▶ _WHAT YOU HAVE TO DO_
Exactly as written, write out the lines below from the first to the one containing "var colors = ['#5b9bd5', '#ed7d31', '#a5a5a5'];", inclusive. Pictures do not belong in the copy.

▶ _MATERIAL_
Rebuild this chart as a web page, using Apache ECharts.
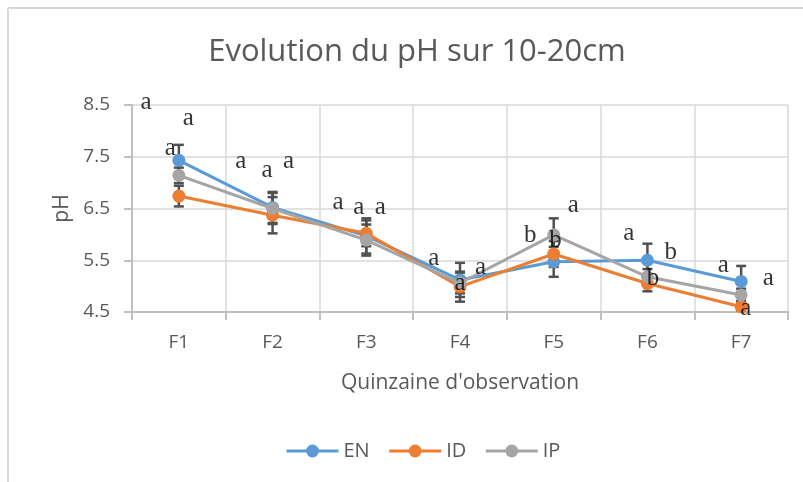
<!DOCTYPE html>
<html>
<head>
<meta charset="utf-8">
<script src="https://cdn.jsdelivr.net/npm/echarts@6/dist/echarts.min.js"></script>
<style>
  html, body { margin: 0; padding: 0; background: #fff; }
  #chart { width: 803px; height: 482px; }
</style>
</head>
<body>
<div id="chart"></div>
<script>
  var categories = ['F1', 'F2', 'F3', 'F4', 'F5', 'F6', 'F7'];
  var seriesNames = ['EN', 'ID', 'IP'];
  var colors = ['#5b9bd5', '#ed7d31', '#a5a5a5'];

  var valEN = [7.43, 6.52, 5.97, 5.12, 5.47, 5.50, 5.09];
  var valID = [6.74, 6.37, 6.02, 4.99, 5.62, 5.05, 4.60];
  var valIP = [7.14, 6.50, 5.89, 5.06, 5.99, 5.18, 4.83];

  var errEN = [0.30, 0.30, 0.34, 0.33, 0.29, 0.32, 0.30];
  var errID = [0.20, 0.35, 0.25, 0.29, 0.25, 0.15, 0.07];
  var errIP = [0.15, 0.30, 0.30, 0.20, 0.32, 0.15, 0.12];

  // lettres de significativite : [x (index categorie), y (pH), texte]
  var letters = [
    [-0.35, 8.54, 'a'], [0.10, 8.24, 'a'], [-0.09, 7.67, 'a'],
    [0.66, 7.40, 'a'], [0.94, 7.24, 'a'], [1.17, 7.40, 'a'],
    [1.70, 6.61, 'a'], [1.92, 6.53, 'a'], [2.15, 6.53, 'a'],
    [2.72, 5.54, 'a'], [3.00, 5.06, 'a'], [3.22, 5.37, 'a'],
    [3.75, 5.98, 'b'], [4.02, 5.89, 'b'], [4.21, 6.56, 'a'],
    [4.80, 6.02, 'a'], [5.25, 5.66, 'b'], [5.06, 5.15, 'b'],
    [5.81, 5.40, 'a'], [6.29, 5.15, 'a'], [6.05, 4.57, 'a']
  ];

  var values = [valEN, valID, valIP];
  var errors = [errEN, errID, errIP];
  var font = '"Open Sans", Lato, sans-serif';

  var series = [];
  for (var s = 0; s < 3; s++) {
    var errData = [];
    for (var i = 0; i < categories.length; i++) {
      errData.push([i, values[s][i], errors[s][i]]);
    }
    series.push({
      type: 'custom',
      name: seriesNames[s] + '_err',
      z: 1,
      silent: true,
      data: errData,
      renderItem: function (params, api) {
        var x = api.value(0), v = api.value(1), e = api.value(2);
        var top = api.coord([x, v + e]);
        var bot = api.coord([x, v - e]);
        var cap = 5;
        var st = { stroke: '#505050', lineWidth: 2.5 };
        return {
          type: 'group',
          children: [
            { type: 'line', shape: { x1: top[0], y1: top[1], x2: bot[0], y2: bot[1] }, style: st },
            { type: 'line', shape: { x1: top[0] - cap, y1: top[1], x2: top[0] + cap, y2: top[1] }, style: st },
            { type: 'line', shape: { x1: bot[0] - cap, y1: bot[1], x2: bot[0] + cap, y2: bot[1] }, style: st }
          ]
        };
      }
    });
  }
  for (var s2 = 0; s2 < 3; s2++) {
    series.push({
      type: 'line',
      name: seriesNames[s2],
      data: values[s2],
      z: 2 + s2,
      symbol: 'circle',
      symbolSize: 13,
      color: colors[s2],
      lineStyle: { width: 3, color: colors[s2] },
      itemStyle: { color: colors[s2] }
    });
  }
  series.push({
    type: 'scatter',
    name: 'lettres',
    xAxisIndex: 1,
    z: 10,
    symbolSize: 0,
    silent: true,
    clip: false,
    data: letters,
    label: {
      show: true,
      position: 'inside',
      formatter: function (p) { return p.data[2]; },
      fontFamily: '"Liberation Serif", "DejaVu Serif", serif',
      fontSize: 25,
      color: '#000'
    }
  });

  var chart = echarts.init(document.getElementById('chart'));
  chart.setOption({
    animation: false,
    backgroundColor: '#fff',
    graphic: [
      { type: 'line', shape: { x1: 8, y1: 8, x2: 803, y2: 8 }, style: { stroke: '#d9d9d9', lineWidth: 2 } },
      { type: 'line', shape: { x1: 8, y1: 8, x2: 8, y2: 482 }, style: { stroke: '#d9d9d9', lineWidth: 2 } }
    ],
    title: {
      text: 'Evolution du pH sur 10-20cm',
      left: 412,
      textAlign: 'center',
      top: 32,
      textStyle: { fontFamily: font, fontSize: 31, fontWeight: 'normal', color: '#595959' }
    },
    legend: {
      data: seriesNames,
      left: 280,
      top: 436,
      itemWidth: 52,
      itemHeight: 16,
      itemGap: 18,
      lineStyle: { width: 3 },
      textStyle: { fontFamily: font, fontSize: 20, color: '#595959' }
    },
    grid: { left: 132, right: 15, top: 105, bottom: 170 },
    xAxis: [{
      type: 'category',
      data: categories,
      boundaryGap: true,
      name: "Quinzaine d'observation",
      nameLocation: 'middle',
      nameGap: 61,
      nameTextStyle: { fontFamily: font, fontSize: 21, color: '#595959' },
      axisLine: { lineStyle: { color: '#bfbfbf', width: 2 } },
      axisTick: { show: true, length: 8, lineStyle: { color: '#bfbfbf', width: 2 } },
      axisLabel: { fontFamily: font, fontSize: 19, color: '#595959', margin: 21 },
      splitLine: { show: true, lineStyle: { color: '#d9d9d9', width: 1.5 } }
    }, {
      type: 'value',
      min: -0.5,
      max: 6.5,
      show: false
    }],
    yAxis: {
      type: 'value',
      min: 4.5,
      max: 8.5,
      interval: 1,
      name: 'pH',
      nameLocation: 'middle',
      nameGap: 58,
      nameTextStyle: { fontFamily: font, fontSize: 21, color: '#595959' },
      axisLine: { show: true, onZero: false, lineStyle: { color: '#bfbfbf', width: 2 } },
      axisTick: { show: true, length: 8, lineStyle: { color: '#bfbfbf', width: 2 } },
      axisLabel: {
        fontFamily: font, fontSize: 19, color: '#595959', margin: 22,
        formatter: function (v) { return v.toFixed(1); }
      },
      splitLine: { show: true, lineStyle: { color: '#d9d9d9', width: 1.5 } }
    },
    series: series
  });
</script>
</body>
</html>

▶ _FINAL ANSWER_
Rebuild this chart as a web page, using Apache ECharts.
<!DOCTYPE html>
<html>
<head>
<meta charset="utf-8">
<script src="https://cdn.jsdelivr.net/npm/echarts@6/dist/echarts.min.js"></script>
<style>
  html, body { margin: 0; padding: 0; background: #fff; }
  #chart { width: 803px; height: 482px; }
</style>
</head>
<body>
<div id="chart"></div>
<script>
  var categories = ['F1', 'F2', 'F3', 'F4', 'F5', 'F6', 'F7'];
  var seriesNames = ['EN', 'ID', 'IP'];
  var colors = ['#5b9bd5', '#ed7d31', '#a5a5a5'];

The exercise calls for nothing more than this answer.